Whilst various paragraphs in this section necessarily make reference to valuation matters the valuer should consult Section 7 for the valuation assumptions to be made and for a detailed appraisal of Part VI IHTA 1984.
For deaths the relevant time for valuation is immediately before the death (s.4(1) IHTA 1984) and it is provided by s.171 IHTA 1984 that account shall be taken of certain increases or decreases in the value of any property comprised in the deceased's estate which have occurred by reason of the death. (See Section 4 para 4.65).

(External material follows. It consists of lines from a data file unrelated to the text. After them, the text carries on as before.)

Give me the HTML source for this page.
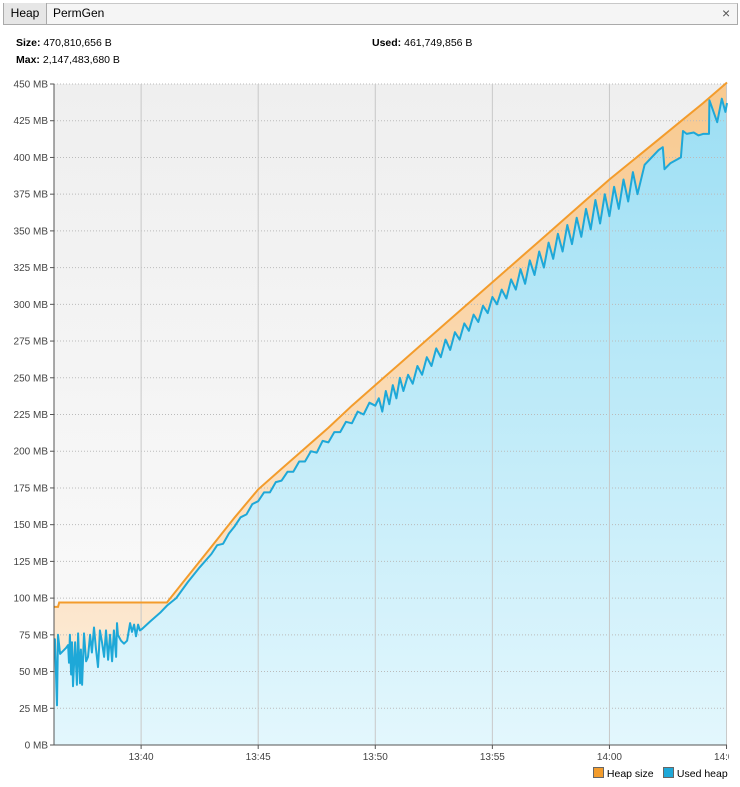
<!DOCTYPE html>
<html><head><meta charset="utf-8"><style>
body{margin:0;width:740px;height:787px;background:#fff;font-family:"Liberation Sans",sans-serif;font-size:11px;color:#000;position:relative;overflow:hidden}
.abs{position:absolute}
</style></head><body>
<div class="abs" style="left:3px;top:3px;width:733px;height:20px;background:#f5f5f5;border:1px solid #aaa;border-top-color:#c8c8c8"></div>
<div class="abs" style="left:3px;top:3px;width:42px;height:21px;background:#e6e6e6;border-right:1px solid #aaa;border-left:1px solid #aaa;line-height:21px;text-align:center;font-size:12px">Heap</div>
<div class="abs" style="left:53px;top:3px;height:21px;line-height:21px;font-size:12px">PermGen</div>
<div class="abs" style="left:722px;top:3px;height:21px;line-height:21px;font-size:14px;color:#555">×</div>
<div class="abs" style="left:16px;top:37px;font-size:10.5px"><b>Size:</b> 470,810,656 B</div>
<div class="abs" style="left:16px;top:54px;font-size:10.5px"><b>Max:</b> 2,147,483,680 B</div>
<div class="abs" style="left:372px;top:37px;font-size:10.5px"><b>Used:</b> 461,749,856 B</div>
<svg class="abs" style="left:0;top:0" width="740" height="787">
<defs>
<linearGradient id="bg" x1="0" y1="0" x2="0" y2="1"><stop offset="0" stop-color="#efefef"/><stop offset="1" stop-color="#fbfbfb"/></linearGradient>
<linearGradient id="ub" x1="0" y1="0" x2="0" y2="1"><stop offset="0" stop-color="#9ddff4"/><stop offset="1" stop-color="#e3f7fd"/></linearGradient>
<linearGradient id="hb" x1="0" y1="0" x2="0" y2="1"><stop offset="0" stop-color="#f8c98f"/><stop offset="1" stop-color="#fdeedd"/></linearGradient>
<clipPath id="clipR"><rect x="0" y="0" width="729" height="787"/></clipPath>
</defs>
<g id="plot" clip-path="url(#clipR)"></g>
</svg>
<div class="abs" style="left:593px;top:767px;font-size:10.5px"><span style="display:inline-block;width:9px;height:9px;background:#f39c2c;border:1px solid #666;vertical-align:-1px"></span> Heap size</div>
<div class="abs" style="left:663px;top:767px;font-size:10.5px"><span style="display:inline-block;width:9px;height:9px;background:#1ea8d8;border:1px solid #666;vertical-align:-1px"></span> Used heap</div>
<script>
const yTicks=[0,25,50,75,100,125,150,175,200,225,250,275,300,325,350,375,400,425,450];
const xTickTimes=[40,45,50,55,60,65];
const xTickLabels=["13:40","13:45","13:50","13:55","14:00","14:05"];
const heapT=[36.28,36.45,36.5,41.1,42,43,44,45,46,47,48,49,50,51,52,53,54,55,56,57,58,59,60,61,62,63,64,65.02];
const heapV=[94,94,97,97,115,135,155,174,188,202,216,231,245,259,273,287,301,315,329,343,357,371,385,398,411,424,437,451];
const usedT=[36.28,36.32,36.41,36.45,36.54,36.79,36.88,36.92,36.96,37.01,37.05,37.09,37.18,37.26,37.31,37.39,37.43,37.48,37.56,37.65,37.73,37.82,37.90,37.99,38.07,38.16,38.20,38.24,38.33,38.42,38.50,38.59,38.67,38.76,38.84,38.93,38.97,39.01,39.14,39.27,39.40,39.53,39.61,39.70,39.78,39.87,39.95,40.04,40.38,40.81,41.11,41.5,42,42.5,43,43.25,43.5,43.75,44,44.25,44.5,44.75,45,45.25,45.5,45.75,46,46.25,46.5,46.75,47,47.25,47.5,47.75,48,48.25,48.5,48.75,49,49.25,49.5,49.75,50,50.15,50.3,50.45,50.6,50.75,50.9,51.05,51.2,51.4,51.6,51.8,52,52.2,52.4,52.6,52.8,53,53.2,53.4,53.6,53.8,54,54.2,54.4,54.6,54.8,55,55.2,55.4,55.6,55.8,56,56.2,56.4,56.6,56.8,57,57.2,57.4,57.6,57.8,58,58.2,58.4,58.6,58.8,59,59.2,59.4,59.6,59.8,60,60.2,60.4,60.6,60.8,61,61.2,61.5,61.8,62.1,62.28,62.35,62.6,63.05,63.14,63.3,63.6,63.8,64.0,64.25,64.27,64.6,64.8,64.95,65.02];
const usedV=[72,72,27,75,62,66,68,56,75,48,70,40,70,41,76,42,65,41,76,57,60,75,63,80,66,53,65,78,70,60,78,58,75,57,78,60,83,75,71,69,71,83,77,82,74,82,78,79,84,90,95,100,111,121,130,136,137,144,149,155,157,164,166,172,172,179,180,186,186,193,193,200,199,207,206,213,213,220,219,227,225,233,231,236,227,241,232,245,236,250,241,252,246,258,252,264,258,270,264,276,269,281,276,287,282,293,288,299,294,305,300,310,304,317,310,324,314,330,320,336,325,342,331,348,336,354,341,359,346,365,351,371,355,375,360,380,365,385,370,390,375,395,400,405,407,392,396,400,418,416,417,415,416,416,439,424,440,431,437];
const L=54,R=727,T=84,B=745,t0=36.28,t1=65.02,vMax=450;
const xs=t=>L+(t-t0)/(t1-t0)*(R-L);
const ys=v=>B-v/vMax*(B-T);
const NS="http://www.w3.org/2000/svg";
const g=document.getElementById('plot');
function mk(tag,attrs){const e=document.createElementNS(NS,tag);for(const k in attrs)e.setAttribute(k,attrs[k]);g.appendChild(e);return e;}
let e=mk('rect',{x:L,y:T,width:R-L,height:B-T,fill:'url(#bg)'});


const hp=heapT.map((t,i)=>xs(t).toFixed(1)+','+ys(heapV[i]).toFixed(1));
const up=usedT.map((t,i)=>xs(t).toFixed(1)+','+ys(usedV[i]).toFixed(1));
e=mk('polygon',{points:hp.join(' ')+' '+xs(t1)+','+B+' '+L+','+B,fill:'url(#hb)'});


e=mk('polygon',{points:up.join(' ')+' '+xs(t1)+','+B+' '+L+','+B,fill:'url(#ub)'});


yTicks.forEach(v=>{
  const y=ys(v);
  let l=mk('line',{x1:L,x2:R,y1:y,y2:y,stroke:'#bbb','stroke-dasharray':'1,2'});
  
  
  let tk=mk('line',{x1:L-4,x2:L,y1:y,y2:y,stroke:'#555'});
  
  
  let tx=mk('text',{x:L-6,y:y+3.5,'text-anchor':'end','font-size':'10','fill':'#444','font-family':'Liberation Sans, sans-serif'});
  tx.textContent=v+' MB';
  
  
});
xTickTimes.forEach((t,i)=>{
  const x=xs(t);
  let l=mk('line',{x1:x,x2:x,y1:T,y2:B,stroke:'#c8c8c8'});
  
  
  let tk=mk('line',{x1:x,x2:x,y1:B,y2:B+4,stroke:'#555'});
  
  
  let tx=mk('text',{x:x,y:B+15,'text-anchor':'middle','font-size':'10','fill':'#444','font-family':'Liberation Sans, sans-serif'});
  tx.textContent=xTickLabels[i];
  
  
});
e=mk('polyline',{points:hp.join(' '),fill:'none',stroke:'#f39c2c','stroke-width':2});


e=mk('polyline',{points:up.join(' '),fill:'none',stroke:'#1ea8d8','stroke-width':2,'stroke-linejoin':'round'});


e=mk('line',{x1:L,x2:L,y1:T,y2:B,stroke:'#555'});


e=mk('line',{x1:L,x2:R,y1:B,y2:B,stroke:'#555'});


</script>
</body></html>
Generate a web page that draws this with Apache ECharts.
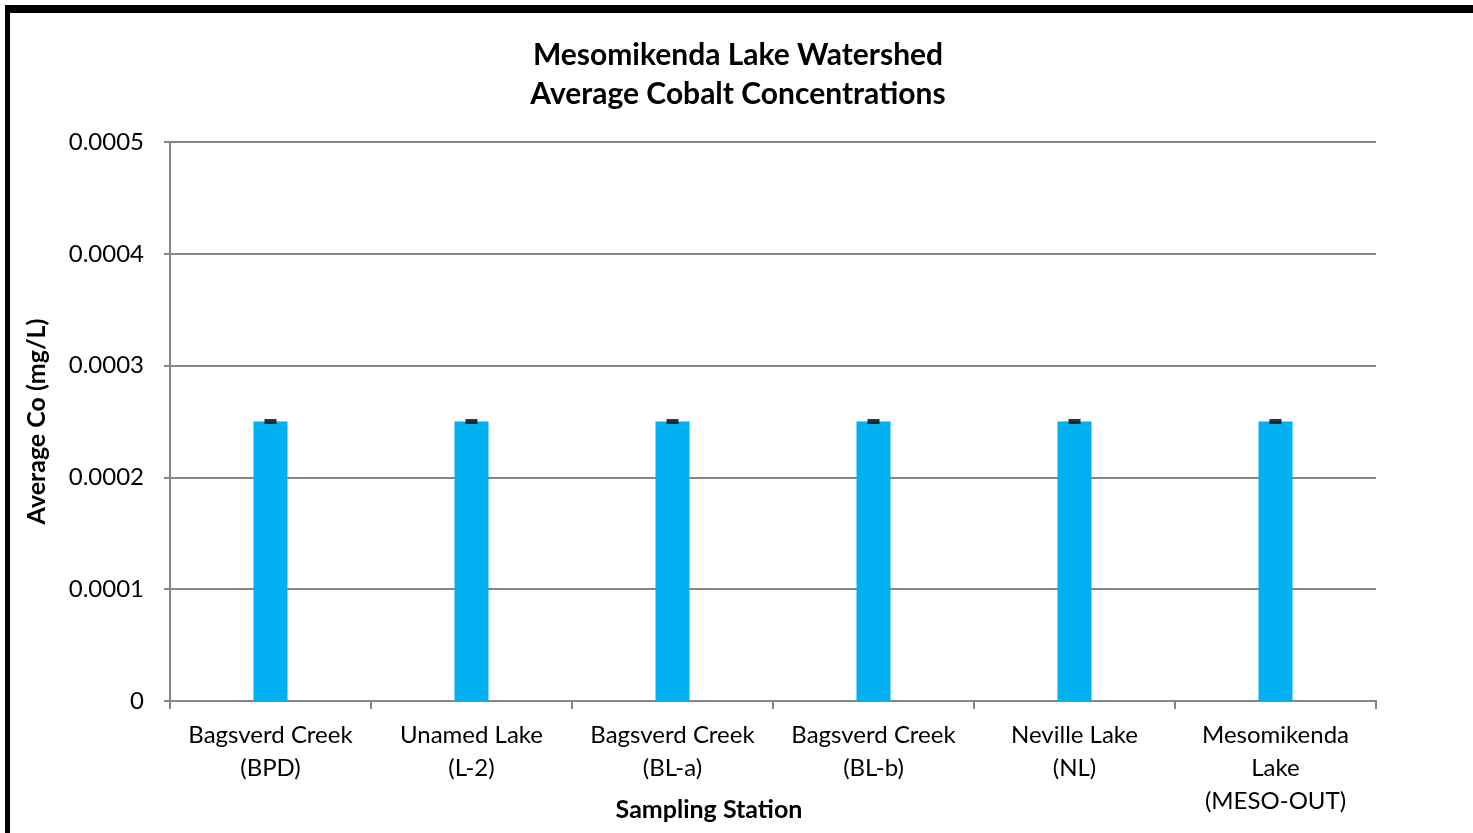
<!DOCTYPE html>
<html>
<head>
<meta charset="utf-8">
<script src="https://cdn.jsdelivr.net/npm/echarts@6/dist/echarts.min.js"></script>
<style>
html,body{margin:0;padding:0;background:#fff;}
#frame{position:absolute;left:5px;top:5px;width:1468px;height:828px;background:#000;}
#chart{position:absolute;left:10px;top:13px;width:1463px;height:820px;background:#fff;}
</style>
</head>
<body>
<div id="frame"></div>
<div id="chart"></div>
<script>
const categories = ['Bagsverd Creek\n(BPD)', 'Unamed Lake\n(L-2)', 'Bagsverd Creek\n(BL-a)', 'Bagsverd Creek\n(BL-b)', 'Neville Lake\n(NL)', 'Mesomikenda\nLake\n(MESO-OUT)'];
const avgCo = [0.00025, 0.00025, 0.00025, 0.00025, 0.00025, 0.00025];
const yTicks = [0, 0.0001, 0.0002, 0.0003, 0.0004, 0.0005];

const chart = echarts.init(document.getElementById('chart'));
const font = 'Lato, "Open Sans", sans-serif';
chart.setOption({
  animation: false,
  title: {
    text: 'Mesomikenda Lake Watershed\nAverage Cobalt Concentrations',
    left: 723, top: 18, textAlign: 'center',
    textStyle: {fontFamily: font, fontWeight: 'bold', fontSize: 30, lineHeight: 39, color: '#000'}
  },
  grid: {left: 160, right: 97, top: 129, bottom: 132, outerBoundsMode: 'none'},
  xAxis: {
    type: 'category', data: categories,
    name: 'Sampling Station', nameLocation: 'middle', nameGap: 96, nameMoveOverlap: false,
    nameTextStyle: {fontFamily: font, fontWeight: 'bold', fontSize: 25, color: '#000', padding: [0, 128, 0, 0]},
    axisLine: {lineStyle: {color: '#868686', width: 2}},
    axisTick: {show: true, alignWithLabel: false, length: 8, lineStyle: {color: '#868686', width: 2}},
    axisLabel: {fontFamily: font, fontSize: 24, color: '#000', lineHeight: 33, margin: 18, interval: 0}
  },
  yAxis: {
    type: 'value', min: 0, max: 0.0005, interval: 0.0001,
    name: 'Average Co (mg/L)', nameLocation: 'middle', nameGap: 121, nameRotate: 90, nameMoveOverlap: false,
    nameTextStyle: {fontFamily: font, fontWeight: 'bold', fontSize: 25, color: '#000'},
    axisLine: {show: true, lineStyle: {color: '#868686', width: 2}},
    axisTick: {show: true, length: 6, lineStyle: {color: '#868686', width: 2}},
    splitLine: {lineStyle: {color: '#868686', width: 2}},
    axisLabel: {fontFamily: font, fontSize: 24, color: '#000', margin: 26,
      formatter: v => { const t = yTicks.find(x => Math.abs(x - v) < 1e-12); return t === 0 ? '0' : String(+(t ?? v).toFixed(4)); }}
  },
  series: [
    {type: 'bar', data: avgCo, barWidth: 34, itemStyle: {color: '#00B0F0'}},
    {type: 'scatter', data: avgCo, symbol: 'rect', symbolSize: [12, 5], itemStyle: {color: '#000'}, z: 5}
  ]
});
</script>
</body>
</html>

A special valuation rule is applied by s.161 IHTA 1984 in respect of "related property" (see Section 15). Briefly property is related to a person's estate if:-
- it is in the estate of the transferor's spouse; or
- it comprises, or has comprised within the preceding 5 years property donated by either spouse after 15 April 1976 to a charity or to one of the political, national or public bodies to which exempt transfers may be made.
3.20 Exemptions, reliefs etc
IHT is based on the value transferred by a chargeable transfer after adjustment by HMRC for any exemptions, reliefs and the addition for "grossing up" (see Section 4 para 4.13) when the transferor pays the tax. Strictly therefore the value reported by the VOA is the value transferred before reliefs and deductions and as if grossing up did not apply.
3.21 Incidental expenses
Incidental expenses incurred by a transferor in making a lifetime transfer (but not the liability for IHT) are left out of account, even though when borne by the transferor they are a loss to the estate.
However if such expenses are borne by a person benefiting from the transfer they are deducted by HMRC from the value transferred (s.164 IHTA 1984).
3.22 Mortgages or charges
Any charge or mortgage upon a property is deducted by HMRC from the value of that property (s.162(4) IHTA 1984).
3.23 Capital Gains Tax payments
The payment by the transferor of any CGT arising out of a lifetime transfer is not taken into account in arriving at the loss to the estate but should the transferee pay the CGT it is deducted by HMRC from the value transferred (s.165 IHTA 1984).